We all carry decades of history in our posture. Layers of inherited, performed, and forgotten cultural memories are etched into how we stand, point, or fold our arms: these motions are not arbitrary; they are scripts passed down through generations like heirlooms. Gesture analysis, once the realm of anthropologists and artists, has become embedded in daily life through pervasive technologies, transforming our everyday physical interactions into texts to be continuously read, interpreted, and police – but gestures also have an extraordinary ability to survive history’s disruptions, carrying meaning forward through time in ways that other cultural expressions might not.
These conceptual threads materialised in Uncoded Gestures, our exhibition at Palo Alto’s Escoleta building in Poblenou, Barcelona, where we reimagined participants’ bodies as both archaeological tools and sites of discovery. We experimented with AI to match gestures and body movements to archival images – a way to trace how we might be echoing the past without realising it. We began building a prototype for pattern matching using historical photographs from the city archives of Hospitalet and later Poblenou, both rich photographic archives from our hometown.

For the main installation, a camera mapped the silhouettes of every visitor, translating joints and angles into a constellation of data points. This digital skeleton is then compared to thousands of gestures extracted from historical photographs of the Poblenou archive – images of dockworkers, schoolchildren, lovers, and protesters, each frozen in a moment of unguarded, genuine self-expression. The algorithm performs a kind of séance: it identifies the participant’s closest kin across time, not by name or face, but by the curve of a spine or the tilt of a head. When a match is found, the historical image stands side by side with the live participant’s gesture — each showing such a striking resemblance that they seem to share a silent dialogue across time. Part archive, part software, part flesh, the image asks: who is haunting whom? Are we summoning the past, or is the past summoning us?

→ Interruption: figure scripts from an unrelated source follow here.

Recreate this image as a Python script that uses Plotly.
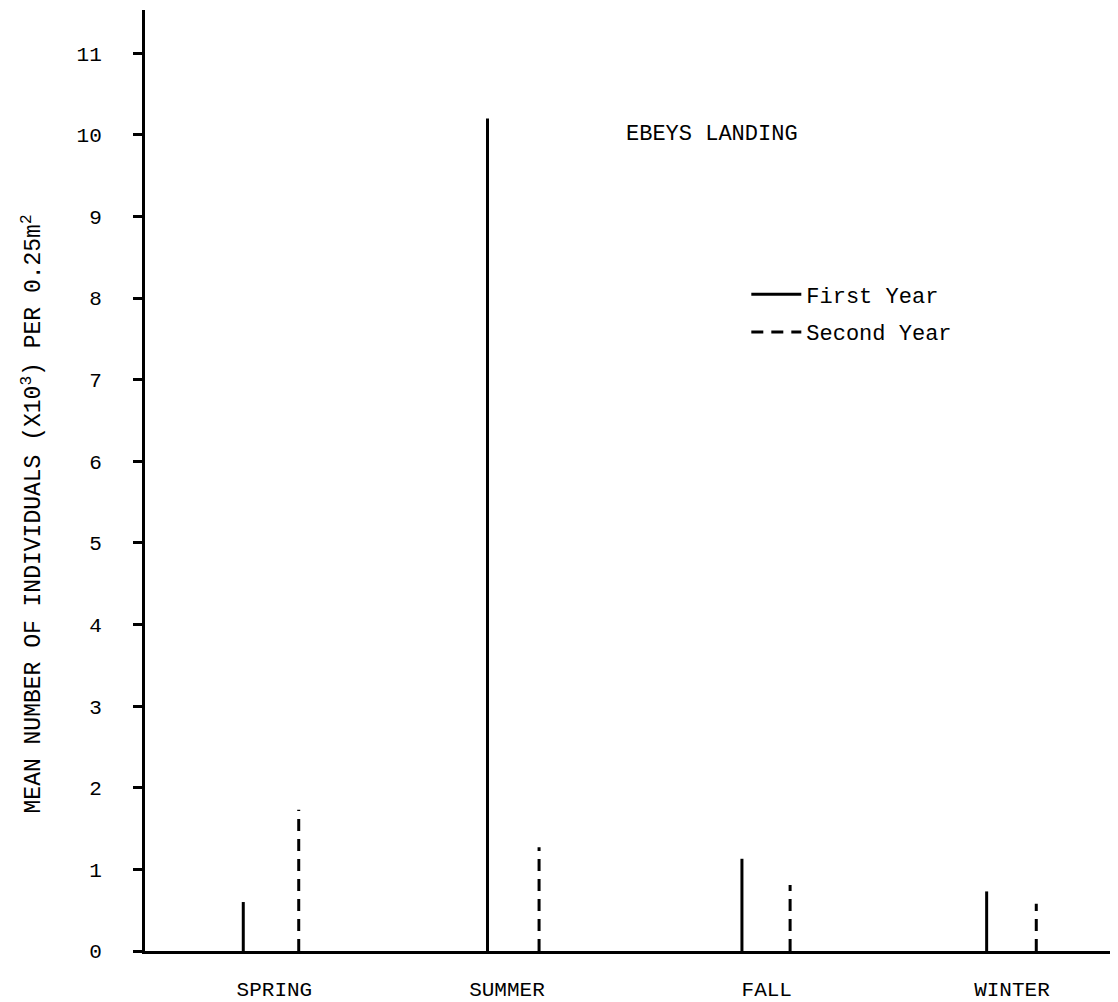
import plotly.graph_objects as go

# ---- data ----
seasons = ["SPRING", "SUMMER", "FALL", "WINTER"]
season_pos = [1.33, 3.72, 6.39, 8.91]          # label positions on a 0-10 x scale
first_pos = [1.01, 3.52, 6.135, 8.65]
second_pos = [1.58, 4.05, 6.63, 9.16]
first_year = [0.60, 10.2, 1.13, 0.73]
second_year = [1.73, 1.27, 0.81, 0.58]
y_ticks = list(range(0, 12))

FONT = "Liberation Mono"


def stems(xs, ys):
    X, Y = [], []
    for x, y in zip(xs, ys):
        X += [x, x, None]
        Y += [0, y, None]
    return X, Y


fig = go.Figure()
x1, y1 = stems(first_pos, first_year)
fig.add_trace(go.Scatter(x=x1, y=y1, mode="lines", name="First Year",
                         legendgroup="a",
                         line=dict(color="black", width=3)))
x2, y2 = stems(second_pos, second_year)
fig.add_trace(go.Scatter(x=x2, y=y2, mode="lines", name="Second Year",
                         legendgroup="b",
                         line=dict(color="black", width=3, dash="12px,8px")))

# page body adds an 8px margin, so the figure is 8px smaller on each side
fig.update_layout(
    width=1110, height=994,
    margin=dict(l=137, r=0, t=2, b=47),
    paper_bgcolor="white", plot_bgcolor="white",
    font=dict(family=FONT, size=21, color="black"),
    showlegend=True,
    legend=dict(x=0.618, y=0.72, xanchor="left", yanchor="top",
                bgcolor="rgba(0,0,0,0)", tracegroupgap=6, itemwidth=50,
                font=dict(family=FONT, size=22)),
    xaxis=dict(range=[0, 10], showgrid=False, zeroline=False,
               showline=True, linecolor="black", linewidth=3,
               tickmode="array", tickvals=season_pos, ticktext=seasons,
               ticks="", ticklabelstandoff=17,
               tickfont=dict(family=FONT, size=21)),
    yaxis=dict(range=[0, 11.53], showgrid=False, zeroline=False,
               showline=True, linecolor="black", linewidth=3,
               tickmode="array", tickvals=y_ticks,
               ticks="outside", ticklen=9, tickwidth=2.5, tickcolor="black",
               ticklabelstandoff=27,
               tickfont=dict(family=FONT, size=21)),
    annotations=[
        dict(text="EBEYS LANDING", xref="paper", yref="paper",
             x=(624 - 145) / 973, y=(952 - 135) / 942,
             xanchor="left", yanchor="middle", showarrow=False,
             font=dict(family=FONT, size=22)),
        dict(text="MEAN NUMBER OF INDIVIDUALS (X10<sup>3</sup>) PER 0.25m<sup>2</sup>",
             xref="paper", yref="paper", textangle=-90,
             x=(33 - 145) / 973, y=(952 - 515) / 942,
             xanchor="center", yanchor="middle", showarrow=False,
             font=dict(family=FONT, size=23)),
    ],
)

fig.write_html("out.html")
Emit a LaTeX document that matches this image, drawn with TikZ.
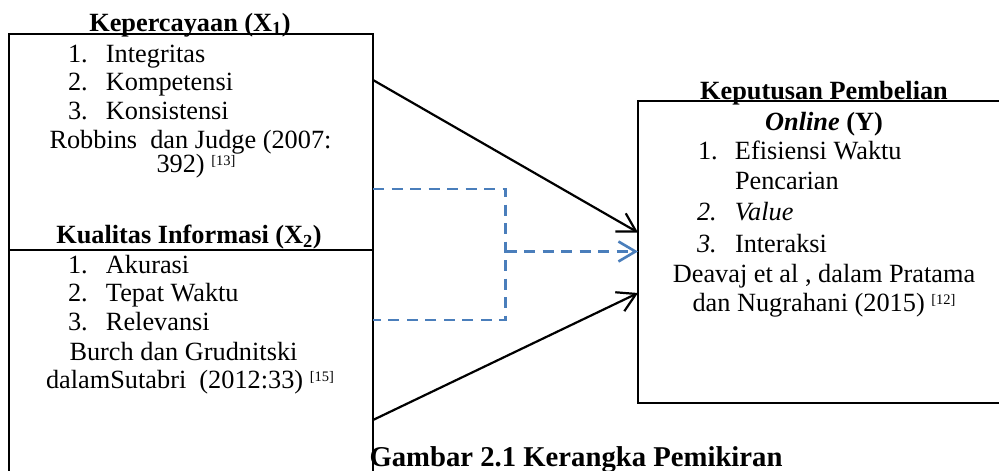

The installation was built around a real-time pose estimation pipeline. A camera captures the visitor’s full body, detecting and mapping skeletal keypoints into a structured vector representation of their posture. This digital skeleton is then compared against a custom dataset of gestures extracted from the Poblenou photographic archive, a collection of images spanning the early 20th century through the 1990s. The matching system uses a pattern recognition model trained on this archive, computing similarity between the visitor’s pose vector and those extracted from historical photographs. Rather than matching by face or identity, the algorithm operates purely on the geometry of movement, looking at the relative positions of limbs, the tilt of a head, the angle of a shoulder. The closest historical match is retrieved and displayed alongside the live image, creating the side-by-side projection at the core of the piece. The system runs locally on-site, with no external data transmission. The archive dataset was curated and annotated by our team in collaboration with the Poblenou photographic archive, ensuring the historical material was handled with care and contextual integrity.